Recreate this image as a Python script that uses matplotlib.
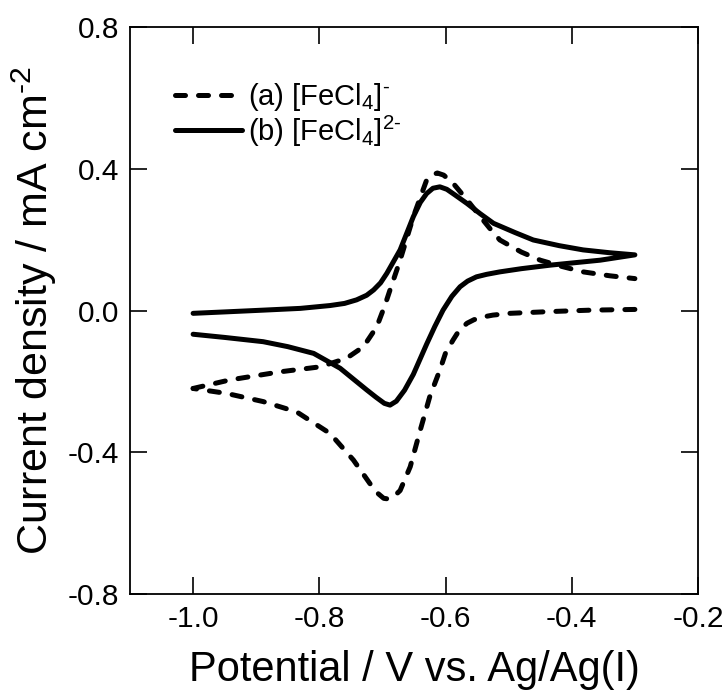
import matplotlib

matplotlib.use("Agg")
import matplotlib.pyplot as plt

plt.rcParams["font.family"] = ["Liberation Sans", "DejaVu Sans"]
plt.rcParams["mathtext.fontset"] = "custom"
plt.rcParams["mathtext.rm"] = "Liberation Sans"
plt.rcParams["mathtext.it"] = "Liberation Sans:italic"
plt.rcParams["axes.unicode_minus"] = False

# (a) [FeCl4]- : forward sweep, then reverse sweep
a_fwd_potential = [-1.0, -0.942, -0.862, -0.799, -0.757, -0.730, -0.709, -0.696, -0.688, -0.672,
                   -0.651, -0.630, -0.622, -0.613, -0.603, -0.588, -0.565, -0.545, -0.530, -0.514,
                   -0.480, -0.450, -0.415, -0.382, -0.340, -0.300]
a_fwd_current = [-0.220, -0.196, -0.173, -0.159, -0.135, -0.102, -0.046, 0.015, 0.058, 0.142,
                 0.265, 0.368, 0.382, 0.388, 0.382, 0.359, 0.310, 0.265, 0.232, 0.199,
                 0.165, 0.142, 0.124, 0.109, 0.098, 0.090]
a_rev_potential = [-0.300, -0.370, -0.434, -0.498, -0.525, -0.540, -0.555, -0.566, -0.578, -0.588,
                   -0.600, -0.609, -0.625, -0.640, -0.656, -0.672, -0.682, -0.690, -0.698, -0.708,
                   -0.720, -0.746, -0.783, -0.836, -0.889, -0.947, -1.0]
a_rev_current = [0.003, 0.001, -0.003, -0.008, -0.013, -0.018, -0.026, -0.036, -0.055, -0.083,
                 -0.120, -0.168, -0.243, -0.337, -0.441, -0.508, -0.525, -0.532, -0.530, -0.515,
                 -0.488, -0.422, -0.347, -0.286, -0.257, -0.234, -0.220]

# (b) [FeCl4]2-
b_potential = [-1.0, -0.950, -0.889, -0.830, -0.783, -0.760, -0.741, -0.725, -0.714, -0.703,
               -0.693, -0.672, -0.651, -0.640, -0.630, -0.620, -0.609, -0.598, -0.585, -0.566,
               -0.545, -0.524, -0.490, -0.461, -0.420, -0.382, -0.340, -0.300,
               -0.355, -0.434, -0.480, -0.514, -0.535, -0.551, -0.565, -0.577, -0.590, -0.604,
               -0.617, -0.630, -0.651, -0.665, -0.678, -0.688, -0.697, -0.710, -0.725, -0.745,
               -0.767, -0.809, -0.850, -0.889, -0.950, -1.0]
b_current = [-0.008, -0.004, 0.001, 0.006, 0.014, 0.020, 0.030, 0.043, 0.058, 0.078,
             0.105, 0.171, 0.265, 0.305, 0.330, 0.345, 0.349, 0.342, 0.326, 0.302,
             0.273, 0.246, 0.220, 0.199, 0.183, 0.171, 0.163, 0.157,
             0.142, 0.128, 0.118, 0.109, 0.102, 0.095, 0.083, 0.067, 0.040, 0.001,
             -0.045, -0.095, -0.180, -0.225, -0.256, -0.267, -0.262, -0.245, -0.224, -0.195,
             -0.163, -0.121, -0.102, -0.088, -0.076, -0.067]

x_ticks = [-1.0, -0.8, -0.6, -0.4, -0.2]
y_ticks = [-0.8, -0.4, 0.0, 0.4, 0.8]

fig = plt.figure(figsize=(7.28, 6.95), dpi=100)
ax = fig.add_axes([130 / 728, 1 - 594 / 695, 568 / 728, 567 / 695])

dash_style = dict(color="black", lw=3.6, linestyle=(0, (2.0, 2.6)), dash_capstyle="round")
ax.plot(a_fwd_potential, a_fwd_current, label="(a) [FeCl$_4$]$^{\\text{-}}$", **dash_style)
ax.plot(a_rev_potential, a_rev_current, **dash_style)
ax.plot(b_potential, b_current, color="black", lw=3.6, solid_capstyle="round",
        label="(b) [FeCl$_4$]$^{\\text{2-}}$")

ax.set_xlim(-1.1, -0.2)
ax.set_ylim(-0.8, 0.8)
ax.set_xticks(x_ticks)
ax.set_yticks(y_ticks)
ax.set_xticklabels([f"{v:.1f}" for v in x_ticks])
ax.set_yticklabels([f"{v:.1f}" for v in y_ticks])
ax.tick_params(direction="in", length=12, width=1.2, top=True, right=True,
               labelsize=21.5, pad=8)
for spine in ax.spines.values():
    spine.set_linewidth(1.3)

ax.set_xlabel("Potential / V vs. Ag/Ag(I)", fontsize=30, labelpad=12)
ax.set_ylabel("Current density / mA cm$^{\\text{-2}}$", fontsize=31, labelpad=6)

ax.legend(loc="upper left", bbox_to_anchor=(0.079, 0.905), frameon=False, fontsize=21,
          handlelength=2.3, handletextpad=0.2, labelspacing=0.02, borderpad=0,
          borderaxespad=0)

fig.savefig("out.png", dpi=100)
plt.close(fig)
+ + + +
Leave every image out, and retype the material exactly.

Recreate this image as a Python script that uses matplotlib.
import matplotlib

matplotlib.use("Agg")
import matplotlib.pyplot as plt

plt.rcParams["font.family"] = ["Liberation Sans", "DejaVu Sans"]
plt.rcParams["mathtext.fontset"] = "custom"
plt.rcParams["mathtext.rm"] = "Liberation Sans"
plt.rcParams["mathtext.it"] = "Liberation Sans:italic"
plt.rcParams["axes.unicode_minus"] = False

# (a) [FeCl4]- : forward sweep, then reverse sweep
a_fwd_potential = [-1.0, -0.942, -0.862, -0.799, -0.757, -0.730, -0.709, -0.696, -0.688, -0.672,
                   -0.651, -0.630, -0.622, -0.613, -0.603, -0.588, -0.565, -0.545, -0.530, -0.514,
                   -0.480, -0.450, -0.415, -0.382, -0.340, -0.300]
a_fwd_current = [-0.220, -0.196, -0.173, -0.159, -0.135, -0.102, -0.046, 0.015, 0.058, 0.142,
                 0.265, 0.368, 0.382, 0.388, 0.382, 0.359, 0.310, 0.265, 0.232, 0.199,
                 0.165, 0.142, 0.124, 0.109, 0.098, 0.090]
a_rev_potential = [-0.300, -0.370, -0.434, -0.498, -0.525, -0.540, -0.555, -0.566, -0.578, -0.588,
                   -0.600, -0.609, -0.625, -0.640, -0.656, -0.672, -0.682, -0.690, -0.698, -0.708,
                   -0.720, -0.746, -0.783, -0.836, -0.889, -0.947, -1.0]
a_rev_current = [0.003, 0.001, -0.003, -0.008, -0.013, -0.018, -0.026, -0.036, -0.055, -0.083,
                 -0.120, -0.168, -0.243, -0.337, -0.441, -0.508, -0.525, -0.532, -0.530, -0.515,
                 -0.488, -0.422, -0.347, -0.286, -0.257, -0.234, -0.220]

# (b) [FeCl4]2-
b_potential = [-1.0, -0.950, -0.889, -0.830, -0.783, -0.760, -0.741, -0.725, -0.714, -0.703,
               -0.693, -0.672, -0.651, -0.640, -0.630, -0.620, -0.609, -0.598, -0.585, -0.566,
               -0.545, -0.524, -0.490, -0.461, -0.420, -0.382, -0.340, -0.300,
               -0.355, -0.434, -0.480, -0.514, -0.535, -0.551, -0.565, -0.577, -0.590, -0.604,
               -0.617, -0.630, -0.651, -0.665, -0.678, -0.688, -0.697, -0.710, -0.725, -0.745,
               -0.767, -0.809, -0.850, -0.889, -0.950, -1.0]
b_current = [-0.008, -0.004, 0.001, 0.006, 0.014, 0.020, 0.030, 0.043, 0.058, 0.078,
             0.105, 0.171, 0.265, 0.305, 0.330, 0.345, 0.349, 0.342, 0.326, 0.302,
             0.273, 0.246, 0.220, 0.199, 0.183, 0.171, 0.163, 0.157,
             0.142, 0.128, 0.118, 0.109, 0.102, 0.095, 0.083, 0.067, 0.040, 0.001,
             -0.045, -0.095, -0.180, -0.225, -0.256, -0.267, -0.262, -0.245, -0.224, -0.195,
             -0.163, -0.121, -0.102, -0.088, -0.076, -0.067]

x_ticks = [-1.0, -0.8, -0.6, -0.4, -0.2]
y_ticks = [-0.8, -0.4, 0.0, 0.4, 0.8]

fig = plt.figure(figsize=(7.28, 6.95), dpi=100)
ax = fig.add_axes([130 / 728, 1 - 594 / 695, 568 / 728, 567 / 695])

dash_style = dict(color="black", lw=3.6, linestyle=(0, (2.0, 2.6)), dash_capstyle="round")
ax.plot(a_fwd_potential, a_fwd_current, label="(a) [FeCl$_4$]$^{\\text{-}}$", **dash_style)
ax.plot(a_rev_potential, a_rev_current, **dash_style)
ax.plot(b_potential, b_current, color="black", lw=3.6, solid_capstyle="round",
        label="(b) [FeCl$_4$]$^{\\text{2-}}$")

ax.set_xlim(-1.1, -0.2)
ax.set_ylim(-0.8, 0.8)
ax.set_xticks(x_ticks)
ax.set_yticks(y_ticks)
ax.set_xticklabels([f"{v:.1f}" for v in x_ticks])
ax.set_yticklabels([f"{v:.1f}" for v in y_ticks])
ax.tick_params(direction="in", length=12, width=1.2, top=True, right=True,
               labelsize=21.5, pad=8)
for spine in ax.spines.values():
    spine.set_linewidth(1.3)

ax.set_xlabel("Potential / V vs. Ag/Ag(I)", fontsize=30, labelpad=12)
ax.set_ylabel("Current density / mA cm$^{\\text{-2}}$", fontsize=31, labelpad=6)

ax.legend(loc="upper left", bbox_to_anchor=(0.079, 0.905), frameon=False, fontsize=21,
          handlelength=2.3, handletextpad=0.2, labelspacing=0.02, borderpad=0,
          borderaxespad=0)

fig.savefig("out.png", dpi=100)
plt.close(fig)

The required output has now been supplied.